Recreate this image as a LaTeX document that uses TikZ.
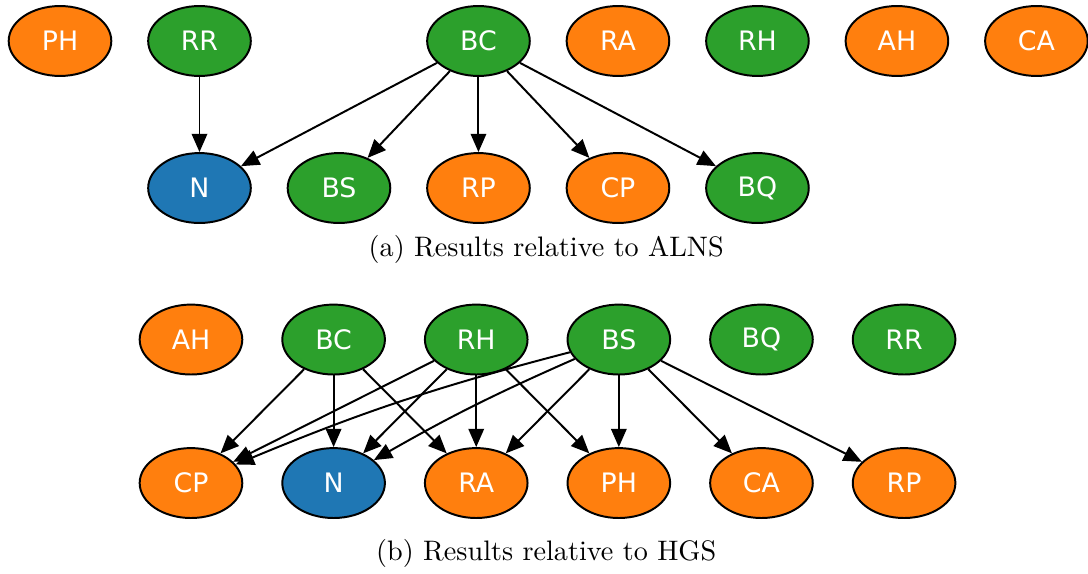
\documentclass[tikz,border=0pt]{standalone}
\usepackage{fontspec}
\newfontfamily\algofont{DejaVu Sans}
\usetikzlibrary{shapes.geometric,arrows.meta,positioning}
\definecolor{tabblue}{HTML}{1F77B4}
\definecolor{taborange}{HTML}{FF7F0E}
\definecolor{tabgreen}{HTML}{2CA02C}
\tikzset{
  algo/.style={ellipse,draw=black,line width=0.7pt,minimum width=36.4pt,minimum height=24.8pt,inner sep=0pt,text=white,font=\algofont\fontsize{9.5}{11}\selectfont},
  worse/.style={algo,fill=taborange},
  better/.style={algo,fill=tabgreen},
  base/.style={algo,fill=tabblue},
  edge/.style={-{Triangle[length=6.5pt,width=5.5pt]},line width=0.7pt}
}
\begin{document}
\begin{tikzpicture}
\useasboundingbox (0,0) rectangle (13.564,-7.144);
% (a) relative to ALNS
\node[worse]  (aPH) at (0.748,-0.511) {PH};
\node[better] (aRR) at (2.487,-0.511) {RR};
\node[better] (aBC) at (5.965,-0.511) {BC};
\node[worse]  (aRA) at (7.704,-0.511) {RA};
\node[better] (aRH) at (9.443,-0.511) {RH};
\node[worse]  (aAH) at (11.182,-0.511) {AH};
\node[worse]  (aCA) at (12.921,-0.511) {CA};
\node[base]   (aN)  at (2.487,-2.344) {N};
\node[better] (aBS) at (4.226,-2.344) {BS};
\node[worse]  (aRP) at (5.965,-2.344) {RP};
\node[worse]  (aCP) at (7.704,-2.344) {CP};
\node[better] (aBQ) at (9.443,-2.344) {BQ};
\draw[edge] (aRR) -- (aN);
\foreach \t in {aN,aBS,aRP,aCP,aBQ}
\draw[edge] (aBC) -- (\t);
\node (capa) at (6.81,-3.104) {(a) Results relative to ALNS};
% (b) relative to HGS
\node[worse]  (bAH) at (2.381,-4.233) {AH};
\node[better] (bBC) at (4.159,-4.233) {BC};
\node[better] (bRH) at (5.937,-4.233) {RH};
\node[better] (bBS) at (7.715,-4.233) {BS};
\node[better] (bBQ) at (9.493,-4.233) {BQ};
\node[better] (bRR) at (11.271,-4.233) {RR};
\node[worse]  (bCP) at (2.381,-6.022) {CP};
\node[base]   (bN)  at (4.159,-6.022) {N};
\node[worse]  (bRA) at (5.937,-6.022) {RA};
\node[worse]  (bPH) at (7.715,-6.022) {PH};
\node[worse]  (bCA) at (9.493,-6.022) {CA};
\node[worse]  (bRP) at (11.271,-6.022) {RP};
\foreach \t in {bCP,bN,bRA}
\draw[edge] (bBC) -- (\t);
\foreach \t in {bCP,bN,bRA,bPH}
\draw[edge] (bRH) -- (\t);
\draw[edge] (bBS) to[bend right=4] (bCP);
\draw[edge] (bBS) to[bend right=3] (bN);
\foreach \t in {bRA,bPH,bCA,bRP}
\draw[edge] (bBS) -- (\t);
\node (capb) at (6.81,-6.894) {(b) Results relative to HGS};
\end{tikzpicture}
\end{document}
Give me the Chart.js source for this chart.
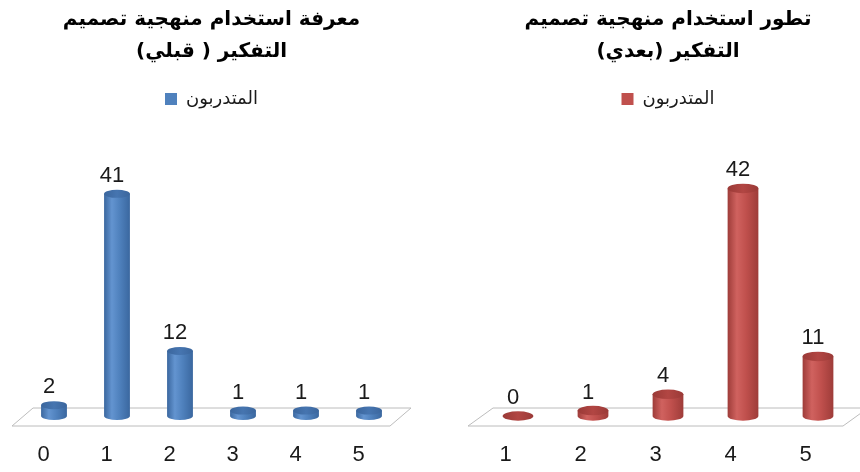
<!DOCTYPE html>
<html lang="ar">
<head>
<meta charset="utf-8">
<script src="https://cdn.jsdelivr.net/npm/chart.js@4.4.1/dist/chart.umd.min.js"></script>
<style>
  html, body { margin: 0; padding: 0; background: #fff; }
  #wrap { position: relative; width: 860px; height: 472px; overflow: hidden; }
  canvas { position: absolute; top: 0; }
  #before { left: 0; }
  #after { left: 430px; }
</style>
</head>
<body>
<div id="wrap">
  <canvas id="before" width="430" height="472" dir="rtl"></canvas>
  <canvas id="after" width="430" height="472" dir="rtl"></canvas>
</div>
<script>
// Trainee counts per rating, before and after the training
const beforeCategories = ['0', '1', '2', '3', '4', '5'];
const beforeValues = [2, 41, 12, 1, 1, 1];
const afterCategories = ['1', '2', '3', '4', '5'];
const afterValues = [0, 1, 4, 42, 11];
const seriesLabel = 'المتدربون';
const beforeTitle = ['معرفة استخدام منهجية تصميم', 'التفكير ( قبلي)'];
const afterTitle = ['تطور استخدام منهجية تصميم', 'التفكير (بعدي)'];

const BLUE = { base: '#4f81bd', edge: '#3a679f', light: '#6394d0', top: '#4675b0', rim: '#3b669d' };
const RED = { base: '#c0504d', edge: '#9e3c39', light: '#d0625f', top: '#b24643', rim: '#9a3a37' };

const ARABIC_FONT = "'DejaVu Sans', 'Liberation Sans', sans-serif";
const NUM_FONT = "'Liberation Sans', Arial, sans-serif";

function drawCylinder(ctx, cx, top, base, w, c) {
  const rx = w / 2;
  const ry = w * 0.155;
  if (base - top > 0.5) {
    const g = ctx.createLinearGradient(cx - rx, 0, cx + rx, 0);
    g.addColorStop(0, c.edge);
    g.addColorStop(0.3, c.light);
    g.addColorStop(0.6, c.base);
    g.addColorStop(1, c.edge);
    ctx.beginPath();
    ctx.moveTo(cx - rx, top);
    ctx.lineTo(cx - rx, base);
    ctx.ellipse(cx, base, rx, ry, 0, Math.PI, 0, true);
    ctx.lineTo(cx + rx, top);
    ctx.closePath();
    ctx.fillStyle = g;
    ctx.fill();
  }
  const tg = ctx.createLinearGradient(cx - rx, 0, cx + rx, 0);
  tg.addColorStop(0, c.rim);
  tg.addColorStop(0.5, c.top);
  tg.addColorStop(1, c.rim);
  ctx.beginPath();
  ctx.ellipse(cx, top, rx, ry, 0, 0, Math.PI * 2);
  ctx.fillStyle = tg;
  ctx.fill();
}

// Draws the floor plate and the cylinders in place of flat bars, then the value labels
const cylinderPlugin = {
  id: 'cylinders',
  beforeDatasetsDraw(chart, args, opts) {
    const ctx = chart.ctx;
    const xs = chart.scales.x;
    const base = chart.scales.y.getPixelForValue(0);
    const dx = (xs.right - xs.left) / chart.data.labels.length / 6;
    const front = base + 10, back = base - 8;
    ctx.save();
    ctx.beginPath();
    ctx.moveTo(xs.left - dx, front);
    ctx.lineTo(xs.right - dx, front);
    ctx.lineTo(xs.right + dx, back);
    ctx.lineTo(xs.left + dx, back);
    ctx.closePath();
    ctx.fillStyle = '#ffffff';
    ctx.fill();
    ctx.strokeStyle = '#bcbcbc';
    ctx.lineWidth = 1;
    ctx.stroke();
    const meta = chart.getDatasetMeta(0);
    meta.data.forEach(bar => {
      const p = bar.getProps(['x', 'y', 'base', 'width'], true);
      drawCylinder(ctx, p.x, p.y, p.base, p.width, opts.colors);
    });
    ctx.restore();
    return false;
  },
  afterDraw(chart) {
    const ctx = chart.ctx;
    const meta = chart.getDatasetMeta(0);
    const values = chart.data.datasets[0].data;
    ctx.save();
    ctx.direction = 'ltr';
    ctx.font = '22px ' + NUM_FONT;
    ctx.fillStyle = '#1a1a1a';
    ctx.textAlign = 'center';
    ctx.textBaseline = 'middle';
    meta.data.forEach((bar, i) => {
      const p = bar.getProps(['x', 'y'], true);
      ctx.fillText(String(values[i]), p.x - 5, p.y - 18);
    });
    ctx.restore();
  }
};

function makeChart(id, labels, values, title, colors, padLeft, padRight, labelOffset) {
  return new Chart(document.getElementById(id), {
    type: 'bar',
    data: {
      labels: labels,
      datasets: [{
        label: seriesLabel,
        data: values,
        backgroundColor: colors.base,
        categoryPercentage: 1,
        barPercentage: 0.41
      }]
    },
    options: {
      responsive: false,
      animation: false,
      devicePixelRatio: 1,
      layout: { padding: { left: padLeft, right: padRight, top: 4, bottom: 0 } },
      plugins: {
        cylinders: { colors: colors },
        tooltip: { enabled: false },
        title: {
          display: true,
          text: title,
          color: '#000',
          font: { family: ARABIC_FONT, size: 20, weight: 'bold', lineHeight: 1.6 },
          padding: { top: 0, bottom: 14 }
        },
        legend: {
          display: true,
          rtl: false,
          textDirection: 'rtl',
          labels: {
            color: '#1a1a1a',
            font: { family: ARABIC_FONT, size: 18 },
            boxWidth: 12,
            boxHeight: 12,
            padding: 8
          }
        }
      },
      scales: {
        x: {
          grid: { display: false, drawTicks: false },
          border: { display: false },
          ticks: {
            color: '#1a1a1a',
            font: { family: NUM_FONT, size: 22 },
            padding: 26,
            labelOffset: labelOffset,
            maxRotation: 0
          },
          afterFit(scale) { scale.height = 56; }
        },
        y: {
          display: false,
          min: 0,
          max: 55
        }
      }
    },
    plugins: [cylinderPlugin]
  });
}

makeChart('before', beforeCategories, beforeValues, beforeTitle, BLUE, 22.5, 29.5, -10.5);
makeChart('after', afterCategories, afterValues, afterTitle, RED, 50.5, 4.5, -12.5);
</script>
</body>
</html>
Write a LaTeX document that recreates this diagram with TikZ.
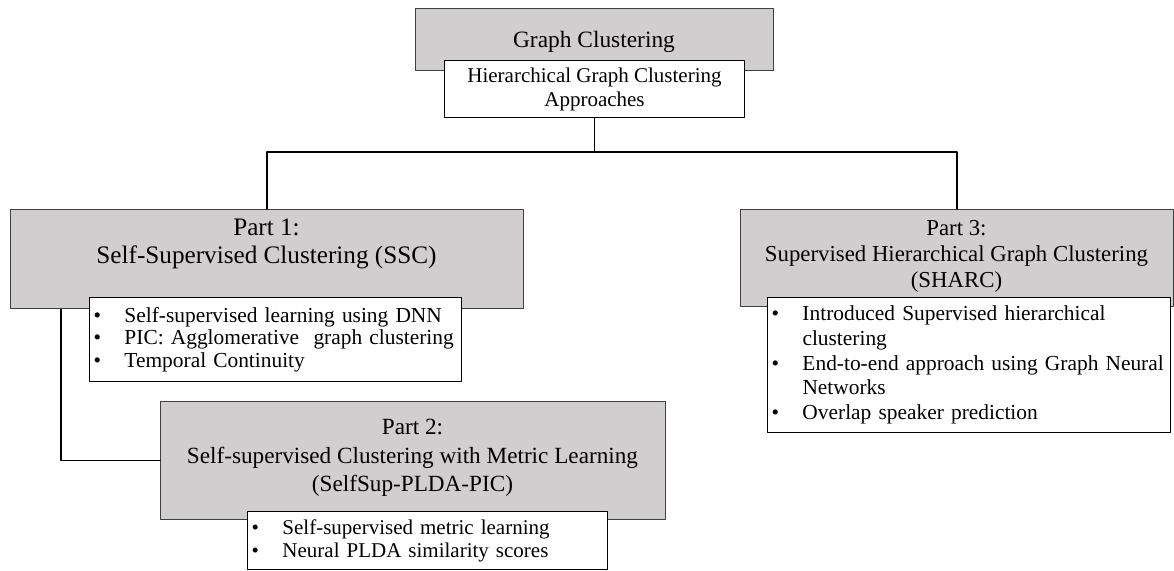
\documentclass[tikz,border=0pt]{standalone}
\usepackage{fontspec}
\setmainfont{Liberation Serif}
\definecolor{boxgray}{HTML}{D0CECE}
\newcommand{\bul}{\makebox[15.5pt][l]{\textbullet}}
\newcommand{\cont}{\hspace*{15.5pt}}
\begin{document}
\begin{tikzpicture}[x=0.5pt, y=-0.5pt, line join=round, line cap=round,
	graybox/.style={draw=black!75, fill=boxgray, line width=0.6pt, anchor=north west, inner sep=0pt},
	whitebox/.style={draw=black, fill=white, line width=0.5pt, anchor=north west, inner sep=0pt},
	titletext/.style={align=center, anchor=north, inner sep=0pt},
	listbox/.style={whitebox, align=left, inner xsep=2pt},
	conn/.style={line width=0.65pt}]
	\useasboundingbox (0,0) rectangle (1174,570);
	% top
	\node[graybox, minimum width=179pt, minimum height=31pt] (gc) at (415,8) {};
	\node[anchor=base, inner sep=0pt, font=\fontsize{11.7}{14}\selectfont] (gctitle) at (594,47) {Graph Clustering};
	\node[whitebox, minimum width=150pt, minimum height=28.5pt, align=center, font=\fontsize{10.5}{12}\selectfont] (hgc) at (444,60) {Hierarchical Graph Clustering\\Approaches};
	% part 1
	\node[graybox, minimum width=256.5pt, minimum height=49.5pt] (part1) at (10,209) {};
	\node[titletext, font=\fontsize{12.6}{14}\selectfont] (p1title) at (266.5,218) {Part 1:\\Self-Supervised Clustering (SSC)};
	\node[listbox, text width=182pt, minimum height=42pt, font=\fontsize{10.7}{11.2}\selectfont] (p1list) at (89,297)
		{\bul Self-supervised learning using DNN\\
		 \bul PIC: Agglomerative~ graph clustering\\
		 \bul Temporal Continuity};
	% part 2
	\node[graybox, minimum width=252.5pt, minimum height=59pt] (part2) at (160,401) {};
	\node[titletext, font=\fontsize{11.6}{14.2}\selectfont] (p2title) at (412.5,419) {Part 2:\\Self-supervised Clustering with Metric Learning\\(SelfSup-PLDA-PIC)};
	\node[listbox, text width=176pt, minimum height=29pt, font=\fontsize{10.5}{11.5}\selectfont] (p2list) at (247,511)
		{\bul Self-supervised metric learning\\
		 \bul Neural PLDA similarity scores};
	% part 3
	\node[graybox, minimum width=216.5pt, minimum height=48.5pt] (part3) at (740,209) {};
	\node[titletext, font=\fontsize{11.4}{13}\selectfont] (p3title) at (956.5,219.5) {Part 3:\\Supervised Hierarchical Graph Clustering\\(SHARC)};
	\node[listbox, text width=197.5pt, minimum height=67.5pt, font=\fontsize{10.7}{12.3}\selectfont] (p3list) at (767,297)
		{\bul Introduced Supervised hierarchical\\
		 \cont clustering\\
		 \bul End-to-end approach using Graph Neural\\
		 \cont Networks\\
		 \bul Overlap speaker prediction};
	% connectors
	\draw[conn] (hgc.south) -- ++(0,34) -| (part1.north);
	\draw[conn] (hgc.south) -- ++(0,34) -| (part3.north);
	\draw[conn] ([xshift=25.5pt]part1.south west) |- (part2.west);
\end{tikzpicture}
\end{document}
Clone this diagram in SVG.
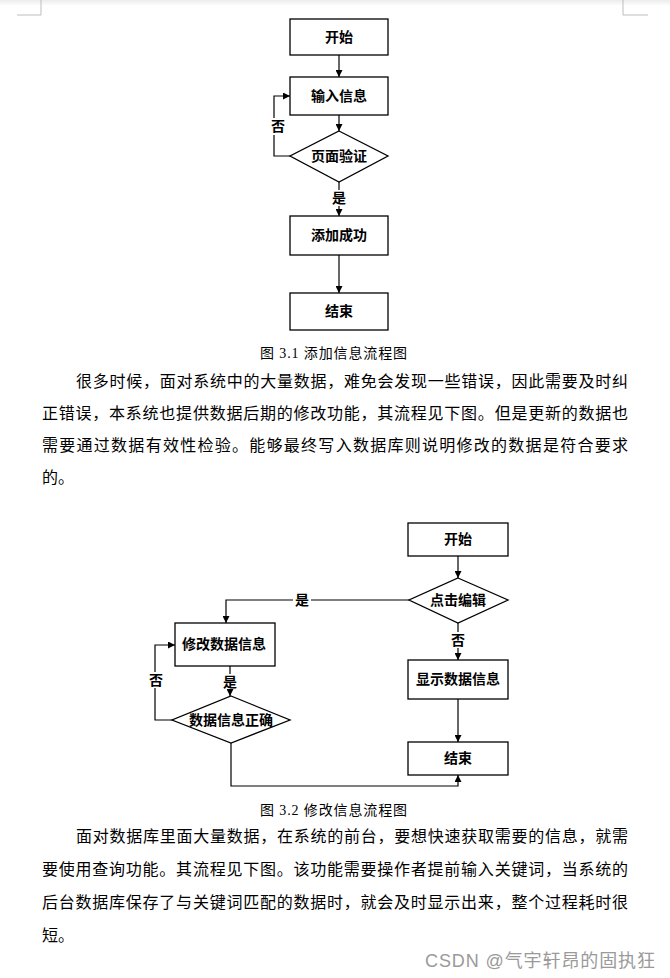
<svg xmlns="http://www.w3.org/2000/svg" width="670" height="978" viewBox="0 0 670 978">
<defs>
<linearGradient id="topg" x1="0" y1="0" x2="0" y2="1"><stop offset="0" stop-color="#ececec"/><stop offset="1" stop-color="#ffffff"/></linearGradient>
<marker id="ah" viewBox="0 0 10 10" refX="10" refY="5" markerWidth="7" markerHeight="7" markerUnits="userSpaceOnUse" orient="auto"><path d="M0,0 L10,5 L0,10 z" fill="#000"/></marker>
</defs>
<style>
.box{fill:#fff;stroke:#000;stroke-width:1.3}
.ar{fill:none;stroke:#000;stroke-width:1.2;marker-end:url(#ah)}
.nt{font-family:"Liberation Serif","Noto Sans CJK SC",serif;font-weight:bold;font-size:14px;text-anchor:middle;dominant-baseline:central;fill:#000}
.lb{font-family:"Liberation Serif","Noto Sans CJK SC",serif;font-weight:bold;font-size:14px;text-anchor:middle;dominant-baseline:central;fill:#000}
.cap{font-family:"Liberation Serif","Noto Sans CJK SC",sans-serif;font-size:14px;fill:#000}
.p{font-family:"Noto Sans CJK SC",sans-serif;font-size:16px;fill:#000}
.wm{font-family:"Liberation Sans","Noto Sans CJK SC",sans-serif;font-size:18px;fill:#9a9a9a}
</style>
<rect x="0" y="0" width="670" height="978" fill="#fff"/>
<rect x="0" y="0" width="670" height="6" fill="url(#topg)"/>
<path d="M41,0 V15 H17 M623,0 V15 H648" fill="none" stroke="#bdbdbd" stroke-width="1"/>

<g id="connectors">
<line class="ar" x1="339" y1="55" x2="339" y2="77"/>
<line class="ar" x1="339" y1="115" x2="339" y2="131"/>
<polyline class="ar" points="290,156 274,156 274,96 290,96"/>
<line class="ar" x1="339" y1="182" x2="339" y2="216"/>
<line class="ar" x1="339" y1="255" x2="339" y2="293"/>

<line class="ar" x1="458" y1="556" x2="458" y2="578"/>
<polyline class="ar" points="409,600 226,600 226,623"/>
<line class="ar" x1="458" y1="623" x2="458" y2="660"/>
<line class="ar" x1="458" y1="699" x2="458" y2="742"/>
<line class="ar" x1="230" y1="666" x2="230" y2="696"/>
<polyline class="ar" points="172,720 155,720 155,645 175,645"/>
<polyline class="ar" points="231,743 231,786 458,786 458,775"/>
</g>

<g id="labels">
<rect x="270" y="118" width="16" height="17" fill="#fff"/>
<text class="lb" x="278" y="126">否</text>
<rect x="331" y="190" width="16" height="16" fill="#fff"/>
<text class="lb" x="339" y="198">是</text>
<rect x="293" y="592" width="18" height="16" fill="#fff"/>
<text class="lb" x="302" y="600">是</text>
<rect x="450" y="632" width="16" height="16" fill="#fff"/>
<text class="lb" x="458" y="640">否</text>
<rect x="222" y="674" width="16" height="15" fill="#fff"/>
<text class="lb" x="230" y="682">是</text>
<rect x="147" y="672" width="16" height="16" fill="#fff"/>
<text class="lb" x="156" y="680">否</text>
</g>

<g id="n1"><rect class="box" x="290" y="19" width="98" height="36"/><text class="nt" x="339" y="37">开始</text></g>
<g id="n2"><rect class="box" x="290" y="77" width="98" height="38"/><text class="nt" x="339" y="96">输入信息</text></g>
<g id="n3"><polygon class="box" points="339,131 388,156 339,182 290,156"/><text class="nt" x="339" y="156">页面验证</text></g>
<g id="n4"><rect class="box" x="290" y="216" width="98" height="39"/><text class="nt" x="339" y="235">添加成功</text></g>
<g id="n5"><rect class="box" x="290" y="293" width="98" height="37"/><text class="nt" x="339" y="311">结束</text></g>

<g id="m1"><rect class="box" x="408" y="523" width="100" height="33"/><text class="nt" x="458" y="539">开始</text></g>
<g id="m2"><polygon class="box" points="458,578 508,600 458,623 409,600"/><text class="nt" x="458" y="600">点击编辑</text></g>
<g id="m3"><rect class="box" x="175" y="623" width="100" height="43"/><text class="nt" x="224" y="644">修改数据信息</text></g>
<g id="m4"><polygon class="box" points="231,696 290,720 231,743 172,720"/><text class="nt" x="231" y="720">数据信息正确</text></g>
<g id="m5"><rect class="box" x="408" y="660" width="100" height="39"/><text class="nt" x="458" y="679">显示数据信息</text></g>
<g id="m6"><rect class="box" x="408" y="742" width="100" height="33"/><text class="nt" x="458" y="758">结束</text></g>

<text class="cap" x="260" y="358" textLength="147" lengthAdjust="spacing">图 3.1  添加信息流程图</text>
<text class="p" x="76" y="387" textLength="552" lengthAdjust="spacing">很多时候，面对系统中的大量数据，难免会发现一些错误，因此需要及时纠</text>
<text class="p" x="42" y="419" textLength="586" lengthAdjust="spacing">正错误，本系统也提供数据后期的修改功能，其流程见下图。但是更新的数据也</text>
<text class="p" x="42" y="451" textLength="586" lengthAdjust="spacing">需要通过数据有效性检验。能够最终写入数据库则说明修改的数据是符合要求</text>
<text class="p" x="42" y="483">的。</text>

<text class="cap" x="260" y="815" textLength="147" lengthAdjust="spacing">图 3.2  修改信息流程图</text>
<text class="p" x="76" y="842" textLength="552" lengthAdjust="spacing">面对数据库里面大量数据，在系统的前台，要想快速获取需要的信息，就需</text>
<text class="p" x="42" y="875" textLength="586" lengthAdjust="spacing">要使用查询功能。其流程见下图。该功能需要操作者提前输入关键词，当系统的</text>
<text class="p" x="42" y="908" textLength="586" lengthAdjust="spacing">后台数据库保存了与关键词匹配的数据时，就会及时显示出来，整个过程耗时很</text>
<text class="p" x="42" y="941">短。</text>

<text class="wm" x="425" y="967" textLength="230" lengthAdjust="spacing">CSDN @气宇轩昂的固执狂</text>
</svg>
============================================================
From the listing above, copy every line that includes the word "LaTeX".

Result of this exercise:
Recreate this image as a LaTeX document that uses TikZ.
Write a LaTeX document that recreates this diagram with TikZ.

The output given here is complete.